But true, besides a temporary fix downstream it should go upstream; I
just don't think that it is something which we want to force our users
to do. It is more of an expectation that the maintainer should do this;
if not, users that are interested can help out with that as well.

> > and we are in middle of process of obsoleting every custom
> > foo-config
> 
> Again I don't think that's Gentoo's decision to make. It could
> certainly be a user's decision, but complexity would explode.

Yeah, I'm not sure how well that would work for java-config for
instance; it helps a lot, I can't make myself a picture of a world
without java-config. It would introduce regressions with no benefit. 

> > so having pkg-config files is an absolute requirement.
> 
> You haven't provided a rationale, only a circular argument:
> 
> "We're taking action which requires .pc so having .pc is a
> requirement."

"We made a highway for driving with requires a car so having a car is a
requirement to drive on the highway." Now try driving an airplane on it.

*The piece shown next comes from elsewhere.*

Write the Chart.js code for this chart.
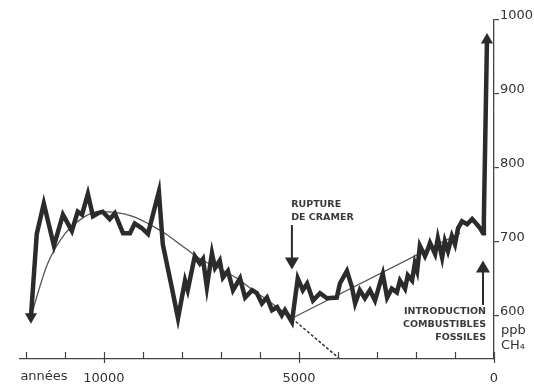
<!DOCTYPE html>
<html>
<head>
<meta charset="utf-8">
<script src="https://cdn.jsdelivr.net/npm/chart.js@4.4.1/dist/chart.umd.min.js"></script>
<style>
  body { margin: 0; background: #fff; }
  #wrap { width: 534px; height: 389px; }
</style>
</head>
<body>
<div id="wrap"><canvas id="myChart"></canvas></div>
<script>
// CH4 concentration (ppb), years before present
let years = [11870, 11720, 11540, 11280, 11050, 10820, 10670, 10560, 10410, 10280, 10150, 10030,
  9850, 9720, 9510, 9330, 9210, 9030, 8870, 8590, 8490, 8260, 8100, 7920, 7850, 7670, 7540, 7460,
  7360, 7230, 7150, 7030, 6950, 6820, 6690, 6510, 6380, 6200, 6080, 5950, 5820, 5690, 5560, 5440,
  5360, 5180, 5030, 4900, 4790, 4640, 4460, 4280, 4030, 3950, 3770, 3640, 3560, 3440, 3310, 3180,
  3050, 2920, 2850, 2740, 2620, 2490, 2410, 2280, 2210, 2100, 2030, 1970, 1900, 1770, 1690, 1640,
  1510, 1440, 1330, 1260, 1180, 1080, 1000, 920, 820, 690, 560, 440, 360, 280, 260, 180];
let methane = [599, 711, 752, 695, 737, 715, 741, 737, 765, 735, 739, 741,
  731, 739, 712, 712, 725, 719, 711, 768, 697, 639, 597, 648, 635, 681, 671, 677,
  639, 685, 665, 675, 652, 661, 635, 651, 625, 635, 631, 617, 625, 608, 612, 601,
  608, 592, 651, 635, 644, 621, 631, 624, 625, 644, 661, 639, 617, 635, 624, 635,
  621, 645, 657, 625, 637, 632, 648, 637, 655, 648, 671, 661, 695, 681, 691, 699,
  684, 705, 679, 701, 688, 708, 697, 719, 728, 724, 731, 724, 719, 712, 731, 973];

// smoothed natural trend
let trendYears = [11870, 11770, 11440, 11000, 10560, 10150, 9720, 9280, 8870, 8440, 7920, 7460,
  7030, 6590, 6180, 5740, 5180];
let trendValues = [597, 617, 671, 711, 732, 741, 740, 735, 725, 712, 692, 675,
  664, 651, 635, 619, 597];

// anthropogenic rise after the break, and the expected natural decline
let riseYears = [5180, 870];
let riseValues = [597, 712];
let expectedYears = [5180, 3950];
let expectedValues = [597, 542];

let xTicks = [0, 1000, 2000, 3000, 4000, 5000, 6000, 7000, 8000, 9000, 10000, 11000, 12000];
let xLabels = { 0: '0', 5000: '5000', 10000: '10000' };
let yTicks = [600, 700, 800, 900, 1000];

function toPoints(xs, ys) {
  let pts = [];
  for (let i = 0; i < xs.length; i++) {
    pts.push({ x: xs[i], y: ys[i] });
  }
  return pts;
}

const ink = '#2b2b2b';

// extra drawing: tick marks pointing up, unit labels, annotations
const extras = {
  id: 'extras',
  afterDraw(chart) {
    const ctx = chart.ctx;
    const xs = chart.scales.x;
    const ys = chart.scales.y;
    const base = chart.chartArea.bottom;
    ctx.save();
    ctx.strokeStyle = '#444';
    ctx.lineWidth = 1.2;
    xTicks.forEach(v => {
      let px = Math.round(xs.getPixelForValue(v)) + 0.5;
      let major = (v % 5000 === 0);
      ctx.beginPath();
      ctx.moveTo(px, base - 7);
      ctx.lineTo(px, base + (major ? 4 : 0));
      ctx.stroke();
    });

    ctx.fillStyle = '#333';
    ctx.font = '13px "DejaVu Sans"';
    ctx.textAlign = 'center';
    ctx.textBaseline = 'middle';
    ctx.fillText('années', 44, 377);
    ctx.textAlign = 'left';
    ctx.fillText('ppb', 501, 331);
    ctx.fillText('CH\u2084', 501, 346);

    // annotations
    ctx.fillStyle = '#3a3a3a';
    ctx.font = 'bold 9.5px "DejaVu Sans"';
    ctx.textAlign = 'left';
    let cx = xs.getPixelForValue(5200);
    ctx.fillText('RUPTURE', cx, 205);
    ctx.fillText('DE CRAMER', cx, 218);
    ctx.textAlign = 'right';
    let fx = xs.getPixelForValue(205);
    ctx.fillText('INTRODUCTION', fx, 312);
    ctx.fillText('COMBUSTIBLES', fx, 325);
    ctx.fillText('FOSSILES', fx, 338);

    function arrow(xv, fromV, toV) {
      let x = xs.getPixelForValue(xv);
      let y0 = ys.getPixelForValue(fromV);
      let y1 = ys.getPixelForValue(toV);
      let dir = y1 > y0 ? 1 : -1;
      ctx.strokeStyle = ink;
      ctx.fillStyle = ink;
      ctx.lineWidth = 2;
      ctx.beginPath();
      ctx.moveTo(x, y0);
      ctx.lineTo(x, y1 - dir * 10);
      ctx.stroke();
      ctx.beginPath();
      ctx.moveTo(x, y1);
      ctx.lineTo(x - 7, y1 - dir * 12);
      ctx.lineTo(x + 7, y1 - dir * 12);
      ctx.closePath();
      ctx.fill();
    }
    arrow(5180, 723, 663);
    arrow(282, 615, 675);
    ctx.restore();
  }
};

const ctx = document.getElementById('myChart').getContext('2d');
const myChart = new Chart(ctx, {
  type: 'line',
  data: {
    datasets: [
      {
        data: toPoints(years, methane),
        borderColor: ink,
        backgroundColor: ink,
        borderWidth: 4.5,
        borderJoinStyle: 'miter',
        tension: 0,
        pointStyle: 'triangle',
        pointRadius: ctx2 => (ctx2.dataIndex === 0 || ctx2.dataIndex === years.length - 1) ? 7 : 0,
        pointRotation: ctx2 => ctx2.dataIndex === 0 ? 180 : 0,
        pointBorderWidth: 0,
        order: 0
      },
      {
        data: toPoints(trendYears, trendValues),
        borderColor: '#555',
        borderWidth: 1.3,
        pointRadius: 0,
        cubicInterpolationMode: 'monotone',
        order: 1
      },
      {
        data: toPoints(riseYears, riseValues),
        borderColor: '#555',
        borderWidth: 1.3,
        pointRadius: 0,
        order: 1
      },
      {
        data: toPoints(expectedYears, expectedValues),
        borderColor: '#333',
        borderWidth: 1.5,
        borderDash: [3, 2],
        pointRadius: 0,
        order: 1
      }
    ]
  },
  options: {
    responsive: true,
    maintainAspectRatio: false,
    animation: false,
    layout: { padding: { left: 20, top: 20, right: 0, bottom: 0 } },
    plugins: { legend: { display: false }, tooltip: { enabled: false } },
    scales: {
      x: {
        type: 'linear',
        reverse: true,
        min: 0,
        max: 12150,
        afterBuildTicks: scale => { scale.ticks = xTicks.map(v => ({ value: v })); },
        afterFit: scale => { scale.height = 30; },
        grid: { display: false },
        border: { display: true, color: '#444', width: 1.3 },
        ticks: {
          autoSkip: false,
          maxRotation: 0,
          padding: 4,
          color: '#333',
          font: { family: 'DejaVu Sans', size: 13 },
          callback: value => xLabels[value] || ''
        }
      },
      y: {
        position: 'right',
        min: 542,
        max: 1000,
        afterBuildTicks: scale => { scale.ticks = yTicks.map(v => ({ value: v })); },
        afterFit: scale => { scale.width = 40; },
        grid: { drawOnChartArea: false, drawTicks: true, tickLength: 5, color: '#444', lineWidth: 1.2 },
        border: { display: true, color: '#444', width: 1.3 },
        ticks: {
          padding: 1,
          labelOffset: -4,
          color: '#333',
          font: { family: 'DejaVu Sans', size: 13 },
          callback: value => String(value)
        }
      }
    }
  },
  plugins: [extras]
});
</script>
</body>
</html>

In other words; it is easy to use what it has been made for, it gets
harder if you are trying to differ from the purpose of it.
 
> My key point is that it isn't Gentoo's responsibility or duty to fix
> problems introduced by upstreams, even if Gentoo developers are so
> skilled that they would be able to.
> 
> I think your time is better spent on things that are not broken.

If we all did that, I wonder how much would still work; not as much as
we have achieved now, so I like that we've made an "added value".

> > > If upstream pkg A depends on $distro-specific foo of pkg B then
> > > that will obviously not work in an environment only following
> > > upstreams, and will require effort to untie gentoo pkg A from
> > > $distro specifics.
> > 
> > pkg-config by design works without .pc files if needed,
> > so if this is the only problem with them, it's really no problem
> 
> I think it is a problem, because Gentoo starts having an opinion.
> 
> I don't like that. For me, Gentoo is all about letting me decide.

+1 but that doesn't withhold that there are defaults here and there.

> That means I must be exposed to broken upstreams, so that *I* can
> decide how to deal with them.

Yeah, you could switch to a distro where it all works, or keep running
away from them; but isn't a fix instead what you really want, I think
you can easily configure Gentoo to not apply any patches as all (disable
src_prepare) but you get to keep the pieces given all the breakage.
 
> Maybe introduce a USE flag for installing .pc:s in ${FILESDIR} ?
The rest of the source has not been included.